At $P_e = 0.15$ , the decoupled MSE is roughly $0.85 \cdot \text{CRB} + 0.15 \cdot (3-5\,\text{m})^2$ , dominated by the bias term. The joint gain can be 10-20 dB in position MSE at the same communication SNR.

Why This Matters: From Joint Processing to ISAC as a System Paradigm

Joint detection and positioning is a microcosm of the broader Integrated Sensing and Communication (ISAC) philosophy: the same waveform, hardware, and spectrum must deliver both data and measurement simultaneously.

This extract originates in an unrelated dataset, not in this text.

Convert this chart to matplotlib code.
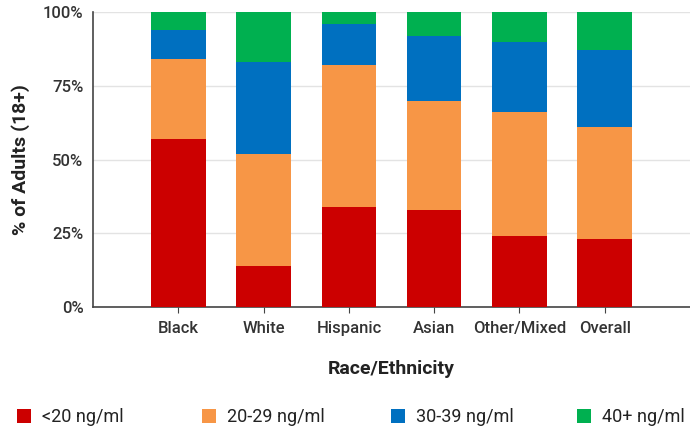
import matplotlib

matplotlib.use("Agg")
import matplotlib.pyplot as plt
import numpy as np
from matplotlib.patches import Patch

plt.rcParams["font.family"] = ["Roboto", "DejaVu Sans"]

groups = ["Black", "White", "Hispanic", "Asian", "Other/Mixed", "Overall"]
levels = ["<20 ng/ml", "20-29 ng/ml", "30-39 ng/ml", "40+ ng/ml"]
below_20 = [57, 14, 34, 33, 24, 23]
from_20_29 = [27, 38, 48, 37, 42, 38]
from_30_39 = [10, 31, 14, 22, 24, 26]
above_40 = [6, 17, 4, 8, 10, 13]
colors = ["#CC0000", "#F79646", "#0070C0", "#00B050"]

series = [below_20, from_20_29, from_30_39, above_40]

fig = plt.figure(figsize=(6.9, 4.3), dpi=100)
ax = fig.add_axes([0.135, 0.286, 0.865, 0.686])

x = np.arange(len(groups))
bottom = np.zeros(len(groups))
for vals, color in zip(series, colors):
    vals = np.array(vals, dtype=float)
    ax.bar(x, vals, bottom=bottom, width=0.64, color=color, zorder=3)
    bottom += vals

ax.set_xlim(-1, 6)
ax.set_ylim(0, 100)
ax.set_yticks([0, 25, 50, 75, 100])
ax.set_yticklabels(["0%", "25%", "50%", "75%", "100%"])
ax.set_xticks(x)
ax.set_xticklabels(groups)
ax.grid(axis="y", color="#E3E3E3", linewidth=1.0, zorder=0)
for side in ["top", "right"]:
    ax.spines[side].set_visible(False)
ax.spines["left"].set_color("#444444")
ax.spines["bottom"].set_color("#444444")
ax.spines["left"].set_linewidth(1.2)
ax.spines["bottom"].set_linewidth(1.2)
ax.tick_params(axis="y", length=0, pad=7, labelsize=12, labelcolor="#333333")
ax.tick_params(axis="x", length=4, color="#444444", pad=6, labelsize=12, labelcolor="#333333")
for lab in ax.get_yticklabels() + ax.get_xticklabels():
    lab.set_fontweight("medium")

ax.set_ylabel("% of Adults (18+)", fontsize=14, fontweight="bold", color="#222222", labelpad=9)
ax.set_xlabel("Race/Ethnicity", fontsize=14, fontweight="bold", color="#222222", labelpad=17)

# legend entries sit at fixed pixel starts along the bottom
legend_x = [17, 202, 391, 577]
for label, color, px in zip(levels, colors, legend_x):
    fig.legend(
        [Patch(facecolor=color, edgecolor="none")],
        [label],
        loc="center left",
        bbox_to_anchor=(px / 690, 1 - 417 / 430),
        frameon=False,
        fontsize=13,
        borderpad=0,
        borderaxespad=0,
        handlelength=0.8,
        handleheight=0.8,
        handletextpad=0.6,
        labelcolor="#222222",
    )

fig.savefig("out.png", dpi=100)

For individual users, joint detection-positioning closes a 3-5 dB gap. For the system, ISAC reallocates the degrees of freedom between sensing and communication based on traffic demand — an adaptive tradeoff explored in §CRB and the Rate-PEB Tradeoff. For the network operator, it means a single cell-free infrastructure serves connectivity, positioning, and environment sensing without separate deployments.

Common Mistake: EM Can Converge to the Wrong Position

Mistake:

EM is advertised as a monotonic likelihood climber, so one assumes a single run is enough to recover the user position.

Correction:

The joint likelihood is nonconvex in $\mathbf{p}$ : the delay-phase oscillations from the $\sin(2\pi f_c \tau_l)$ factor create many local maxima spaced at multiples of the carrier period. EM converges to the nearest local maximum, which may be tens of centimeters or several meters from the true position depending on geometry and the initial guess. Always initialize EM with a coarse multilateration solution (from the decoupled scheme), and check the final log-likelihood against a small number of alternate random starts.

Historical Note: Joint Estimation: From Radar to Cellular

1968--2023

Joint parameter estimation has deep roots in radar: the matched filter of Van Trees (1968) and Kay (1993) simultaneously estimates target range and velocity from a single return pulse by maximizing a 2D ambiguity function. The same principle applied to bistatic and passive radar yielded joint position-velocity estimation in the 1980s.

The cellular community was slower to adopt joint processing — partly because early cellular systems had neither the bandwidth nor the array gain to make positioning meaningful. The turning point came in the 2010s with mmWave and massive MIMO: suddenly there was enough bandwidth for sub-meter ranging and enough spatial resolution for sub-degree AOA. By the mid-2020s, the joint estimation framework from radar had been fully imported into the cell-free massive MIMO literature (Liu and Caire 2023), and ISAC was declared a pillar of 6G.

,

Quick Check

Why is EM initialized with a coarse decoupled multilateration solution rather than with a random position?

Because the EM iteration has no likelihood-climbing guarantee.

Because the joint likelihood has many local maxima, and EM converges to the nearest one.

Because it halves the computational cost per EM iteration.

Because 3GPP specifications require a coarse estimate first.